§ RECORDED DATA
***

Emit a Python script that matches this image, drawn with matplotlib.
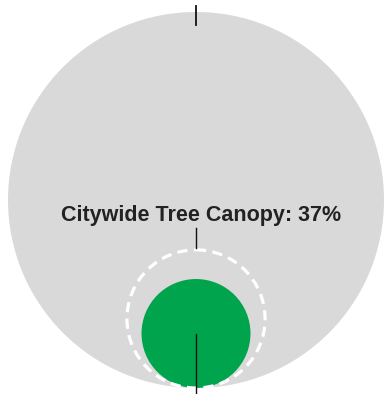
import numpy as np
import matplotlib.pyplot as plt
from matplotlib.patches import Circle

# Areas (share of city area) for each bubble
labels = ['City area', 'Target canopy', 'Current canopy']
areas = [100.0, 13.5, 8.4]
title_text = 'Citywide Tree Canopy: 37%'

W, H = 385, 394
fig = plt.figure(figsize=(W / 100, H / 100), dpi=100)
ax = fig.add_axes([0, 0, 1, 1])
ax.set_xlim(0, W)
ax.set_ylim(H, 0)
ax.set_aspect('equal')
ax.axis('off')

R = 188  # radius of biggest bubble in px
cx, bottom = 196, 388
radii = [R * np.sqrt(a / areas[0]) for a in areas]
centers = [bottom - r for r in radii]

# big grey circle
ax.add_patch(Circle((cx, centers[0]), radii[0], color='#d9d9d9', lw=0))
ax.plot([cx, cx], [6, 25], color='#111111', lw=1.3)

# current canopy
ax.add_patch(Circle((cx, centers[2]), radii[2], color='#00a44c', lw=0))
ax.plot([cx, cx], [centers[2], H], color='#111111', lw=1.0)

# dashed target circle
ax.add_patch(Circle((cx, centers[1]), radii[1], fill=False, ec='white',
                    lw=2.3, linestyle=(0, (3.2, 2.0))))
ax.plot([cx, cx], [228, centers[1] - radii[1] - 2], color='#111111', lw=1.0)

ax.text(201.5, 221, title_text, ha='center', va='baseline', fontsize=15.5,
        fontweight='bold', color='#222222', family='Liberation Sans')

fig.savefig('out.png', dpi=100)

***

§ WHAT IS EXPECTED
Leave out the pictures and restate, word for word, the lines from the top of the data through the line containing "ax.axis('off')", both included.

§ TASK RESPONSE
Emit a Python script that matches this image, drawn with matplotlib.
import numpy as np
import matplotlib.pyplot as plt
from matplotlib.patches import Circle

# Areas (share of city area) for each bubble
labels = ['City area', 'Target canopy', 'Current canopy']
areas = [100.0, 13.5, 8.4]
title_text = 'Citywide Tree Canopy: 37%'

W, H = 385, 394
fig = plt.figure(figsize=(W / 100, H / 100), dpi=100)
ax = fig.add_axes([0, 0, 1, 1])
ax.set_xlim(0, W)
ax.set_ylim(H, 0)
ax.set_aspect('equal')
ax.axis('off')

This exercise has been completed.